- _Data shown_
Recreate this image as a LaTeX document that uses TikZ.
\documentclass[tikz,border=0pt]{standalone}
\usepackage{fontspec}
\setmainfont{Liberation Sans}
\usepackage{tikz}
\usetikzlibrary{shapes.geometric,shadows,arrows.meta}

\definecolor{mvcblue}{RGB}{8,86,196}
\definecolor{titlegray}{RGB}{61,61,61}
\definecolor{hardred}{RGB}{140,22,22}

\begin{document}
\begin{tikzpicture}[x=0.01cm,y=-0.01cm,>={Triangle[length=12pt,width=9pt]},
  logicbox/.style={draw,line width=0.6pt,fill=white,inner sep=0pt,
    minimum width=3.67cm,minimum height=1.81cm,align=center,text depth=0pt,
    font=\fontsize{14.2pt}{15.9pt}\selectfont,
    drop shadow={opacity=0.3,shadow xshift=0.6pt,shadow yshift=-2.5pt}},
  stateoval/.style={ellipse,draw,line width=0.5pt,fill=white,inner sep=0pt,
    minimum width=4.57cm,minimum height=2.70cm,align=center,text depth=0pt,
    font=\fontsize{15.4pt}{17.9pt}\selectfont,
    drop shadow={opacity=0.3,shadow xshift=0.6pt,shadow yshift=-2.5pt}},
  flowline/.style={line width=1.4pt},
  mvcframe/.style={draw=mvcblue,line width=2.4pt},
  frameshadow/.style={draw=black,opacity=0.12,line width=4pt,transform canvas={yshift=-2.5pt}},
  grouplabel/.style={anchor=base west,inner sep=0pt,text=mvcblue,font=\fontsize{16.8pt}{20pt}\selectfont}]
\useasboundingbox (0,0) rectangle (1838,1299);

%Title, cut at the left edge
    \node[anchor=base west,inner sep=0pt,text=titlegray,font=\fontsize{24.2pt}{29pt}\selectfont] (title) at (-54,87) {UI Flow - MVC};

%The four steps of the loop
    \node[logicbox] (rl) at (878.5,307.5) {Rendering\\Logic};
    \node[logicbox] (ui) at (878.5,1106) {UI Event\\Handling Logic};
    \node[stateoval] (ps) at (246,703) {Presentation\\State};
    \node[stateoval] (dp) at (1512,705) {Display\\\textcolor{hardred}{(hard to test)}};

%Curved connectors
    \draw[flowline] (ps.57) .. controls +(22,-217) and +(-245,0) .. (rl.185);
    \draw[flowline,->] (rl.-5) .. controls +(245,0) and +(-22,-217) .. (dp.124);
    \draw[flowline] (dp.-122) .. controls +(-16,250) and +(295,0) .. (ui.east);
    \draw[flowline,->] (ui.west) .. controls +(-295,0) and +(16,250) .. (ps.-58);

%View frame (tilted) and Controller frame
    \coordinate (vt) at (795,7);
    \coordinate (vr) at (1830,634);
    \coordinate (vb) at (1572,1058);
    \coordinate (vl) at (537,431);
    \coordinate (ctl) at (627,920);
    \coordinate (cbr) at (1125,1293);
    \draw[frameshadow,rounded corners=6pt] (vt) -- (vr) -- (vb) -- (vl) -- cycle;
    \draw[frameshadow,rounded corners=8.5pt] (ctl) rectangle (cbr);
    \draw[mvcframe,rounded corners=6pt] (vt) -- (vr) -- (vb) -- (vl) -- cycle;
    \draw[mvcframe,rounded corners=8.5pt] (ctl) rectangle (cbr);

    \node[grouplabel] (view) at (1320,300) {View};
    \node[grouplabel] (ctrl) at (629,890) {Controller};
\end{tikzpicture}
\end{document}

- _What this task involves_
Transcribe the whole listing with nothing added or left out.

- _Written answer_
Recreate this image as a LaTeX document that uses TikZ.
\documentclass[tikz,border=0pt]{standalone}
\usepackage{fontspec}
\setmainfont{Liberation Sans}
\usepackage{tikz}
\usetikzlibrary{shapes.geometric,shadows,arrows.meta}

\definecolor{mvcblue}{RGB}{8,86,196}
\definecolor{titlegray}{RGB}{61,61,61}
\definecolor{hardred}{RGB}{140,22,22}

\begin{document}
\begin{tikzpicture}[x=0.01cm,y=-0.01cm,>={Triangle[length=12pt,width=9pt]},
  logicbox/.style={draw,line width=0.6pt,fill=white,inner sep=0pt,
    minimum width=3.67cm,minimum height=1.81cm,align=center,text depth=0pt,
    font=\fontsize{14.2pt}{15.9pt}\selectfont,
    drop shadow={opacity=0.3,shadow xshift=0.6pt,shadow yshift=-2.5pt}},
  stateoval/.style={ellipse,draw,line width=0.5pt,fill=white,inner sep=0pt,
    minimum width=4.57cm,minimum height=2.70cm,align=center,text depth=0pt,
    font=\fontsize{15.4pt}{17.9pt}\selectfont,
    drop shadow={opacity=0.3,shadow xshift=0.6pt,shadow yshift=-2.5pt}},
  flowline/.style={line width=1.4pt},
  mvcframe/.style={draw=mvcblue,line width=2.4pt},
  frameshadow/.style={draw=black,opacity=0.12,line width=4pt,transform canvas={yshift=-2.5pt}},
  grouplabel/.style={anchor=base west,inner sep=0pt,text=mvcblue,font=\fontsize{16.8pt}{20pt}\selectfont}]
\useasboundingbox (0,0) rectangle (1838,1299);

%Title, cut at the left edge
    \node[anchor=base west,inner sep=0pt,text=titlegray,font=\fontsize{24.2pt}{29pt}\selectfont] (title) at (-54,87) {UI Flow - MVC};

%The four steps of the loop
    \node[logicbox] (rl) at (878.5,307.5) {Rendering\\Logic};
    \node[logicbox] (ui) at (878.5,1106) {UI Event\\Handling Logic};
    \node[stateoval] (ps) at (246,703) {Presentation\\State};
    \node[stateoval] (dp) at (1512,705) {Display\\\textcolor{hardred}{(hard to test)}};

%Curved connectors
    \draw[flowline] (ps.57) .. controls +(22,-217) and +(-245,0) .. (rl.185);
    \draw[flowline,->] (rl.-5) .. controls +(245,0) and +(-22,-217) .. (dp.124);
    \draw[flowline] (dp.-122) .. controls +(-16,250) and +(295,0) .. (ui.east);
    \draw[flowline,->] (ui.west) .. controls +(-295,0) and +(16,250) .. (ps.-58);

%View frame (tilted) and Controller frame
    \coordinate (vt) at (795,7);
    \coordinate (vr) at (1830,634);
    \coordinate (vb) at (1572,1058);
    \coordinate (vl) at (537,431);
    \coordinate (ctl) at (627,920);
    \coordinate (cbr) at (1125,1293);
    \draw[frameshadow,rounded corners=6pt] (vt) -- (vr) -- (vb) -- (vl) -- cycle;
    \draw[frameshadow,rounded corners=8.5pt] (ctl) rectangle (cbr);
    \draw[mvcframe,rounded corners=6pt] (vt) -- (vr) -- (vb) -- (vl) -- cycle;
    \draw[mvcframe,rounded corners=8.5pt] (ctl) rectangle (cbr);

    \node[grouplabel] (view) at (1320,300) {View};
    \node[grouplabel] (ctrl) at (629,890) {Controller};
\end{tikzpicture}
\end{document}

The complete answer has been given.